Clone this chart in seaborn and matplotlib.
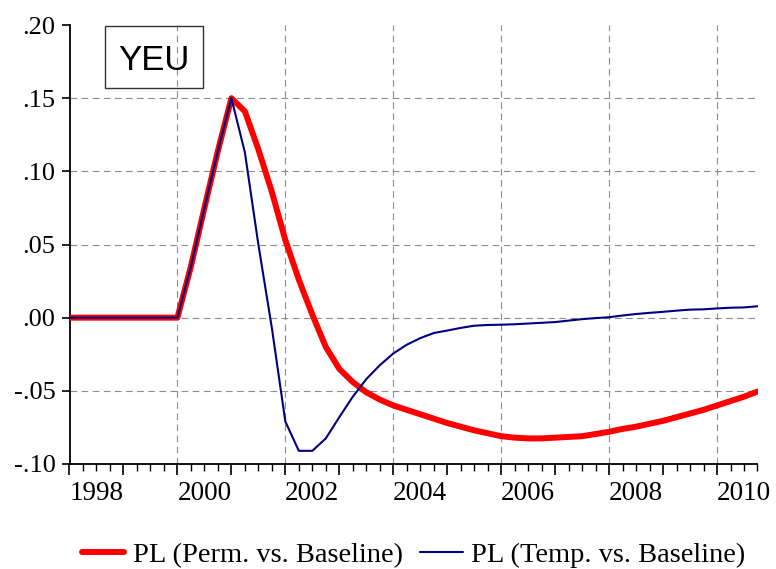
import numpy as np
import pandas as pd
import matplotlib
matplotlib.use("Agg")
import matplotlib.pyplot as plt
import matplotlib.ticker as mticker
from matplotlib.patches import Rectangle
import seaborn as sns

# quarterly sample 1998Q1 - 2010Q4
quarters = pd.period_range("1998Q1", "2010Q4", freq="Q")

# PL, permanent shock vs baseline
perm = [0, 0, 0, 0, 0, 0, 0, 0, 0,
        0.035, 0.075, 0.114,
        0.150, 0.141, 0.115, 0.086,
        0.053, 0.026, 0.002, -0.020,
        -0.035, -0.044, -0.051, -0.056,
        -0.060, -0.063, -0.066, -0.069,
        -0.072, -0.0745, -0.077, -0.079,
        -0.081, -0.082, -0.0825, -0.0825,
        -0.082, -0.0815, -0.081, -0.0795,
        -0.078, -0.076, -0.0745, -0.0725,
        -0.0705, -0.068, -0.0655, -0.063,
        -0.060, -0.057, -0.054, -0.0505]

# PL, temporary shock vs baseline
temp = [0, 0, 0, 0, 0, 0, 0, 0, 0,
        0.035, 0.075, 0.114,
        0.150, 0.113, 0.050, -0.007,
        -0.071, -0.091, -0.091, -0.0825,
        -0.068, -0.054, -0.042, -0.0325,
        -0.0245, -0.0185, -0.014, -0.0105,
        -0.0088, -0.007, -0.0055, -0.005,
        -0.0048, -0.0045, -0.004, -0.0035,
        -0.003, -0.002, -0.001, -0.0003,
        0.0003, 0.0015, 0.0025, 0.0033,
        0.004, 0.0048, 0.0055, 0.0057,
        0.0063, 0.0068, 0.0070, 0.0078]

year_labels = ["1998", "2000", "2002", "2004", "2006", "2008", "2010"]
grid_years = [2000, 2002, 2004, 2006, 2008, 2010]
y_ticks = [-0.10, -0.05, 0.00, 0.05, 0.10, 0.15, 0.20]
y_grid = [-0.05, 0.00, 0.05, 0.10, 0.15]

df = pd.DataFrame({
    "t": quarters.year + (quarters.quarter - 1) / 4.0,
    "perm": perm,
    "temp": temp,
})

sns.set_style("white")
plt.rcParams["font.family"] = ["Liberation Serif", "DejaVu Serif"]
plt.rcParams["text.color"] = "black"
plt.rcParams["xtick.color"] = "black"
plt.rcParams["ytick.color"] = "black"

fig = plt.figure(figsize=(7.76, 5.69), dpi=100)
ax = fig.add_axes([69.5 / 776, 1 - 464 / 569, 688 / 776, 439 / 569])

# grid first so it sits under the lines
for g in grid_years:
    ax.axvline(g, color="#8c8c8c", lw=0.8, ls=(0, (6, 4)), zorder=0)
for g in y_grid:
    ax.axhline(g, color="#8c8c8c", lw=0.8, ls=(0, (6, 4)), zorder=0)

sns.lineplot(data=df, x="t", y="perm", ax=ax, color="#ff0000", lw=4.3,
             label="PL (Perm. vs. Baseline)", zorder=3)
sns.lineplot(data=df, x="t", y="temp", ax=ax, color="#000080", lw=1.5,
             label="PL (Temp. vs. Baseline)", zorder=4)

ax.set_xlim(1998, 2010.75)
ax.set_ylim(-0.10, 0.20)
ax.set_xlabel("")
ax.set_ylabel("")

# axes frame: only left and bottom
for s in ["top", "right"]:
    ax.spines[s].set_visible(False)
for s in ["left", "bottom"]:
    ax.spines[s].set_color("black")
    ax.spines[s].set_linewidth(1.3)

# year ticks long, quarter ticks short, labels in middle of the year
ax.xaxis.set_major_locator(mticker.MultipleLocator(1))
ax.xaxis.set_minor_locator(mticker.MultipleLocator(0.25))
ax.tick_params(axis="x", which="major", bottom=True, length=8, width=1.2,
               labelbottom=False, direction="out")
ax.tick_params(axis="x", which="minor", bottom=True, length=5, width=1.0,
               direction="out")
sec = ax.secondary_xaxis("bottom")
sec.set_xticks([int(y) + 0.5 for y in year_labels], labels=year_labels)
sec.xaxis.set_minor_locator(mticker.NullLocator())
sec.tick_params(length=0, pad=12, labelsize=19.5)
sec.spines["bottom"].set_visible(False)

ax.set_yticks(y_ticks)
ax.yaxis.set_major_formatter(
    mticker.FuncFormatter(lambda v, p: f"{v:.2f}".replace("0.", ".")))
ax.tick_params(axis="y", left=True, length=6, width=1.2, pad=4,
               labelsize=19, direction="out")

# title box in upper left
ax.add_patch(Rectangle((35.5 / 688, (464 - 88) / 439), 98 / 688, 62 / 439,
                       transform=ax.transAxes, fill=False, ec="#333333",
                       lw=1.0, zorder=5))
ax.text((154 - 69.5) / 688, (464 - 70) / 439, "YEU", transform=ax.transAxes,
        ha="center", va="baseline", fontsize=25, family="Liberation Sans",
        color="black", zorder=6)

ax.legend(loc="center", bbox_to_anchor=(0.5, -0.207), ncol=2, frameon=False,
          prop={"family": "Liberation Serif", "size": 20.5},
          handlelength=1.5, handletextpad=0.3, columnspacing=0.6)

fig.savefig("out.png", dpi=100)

> _Prompt_
Reproduce the material above exactly, first line through the line that contains "import seaborn as sns", minus the pictures.

> _Answer to this task_
Clone this chart in seaborn and matplotlib.
import numpy as np
import pandas as pd
import matplotlib
matplotlib.use("Agg")
import matplotlib.pyplot as plt
import matplotlib.ticker as mticker
from matplotlib.patches import Rectangle
import seaborn as sns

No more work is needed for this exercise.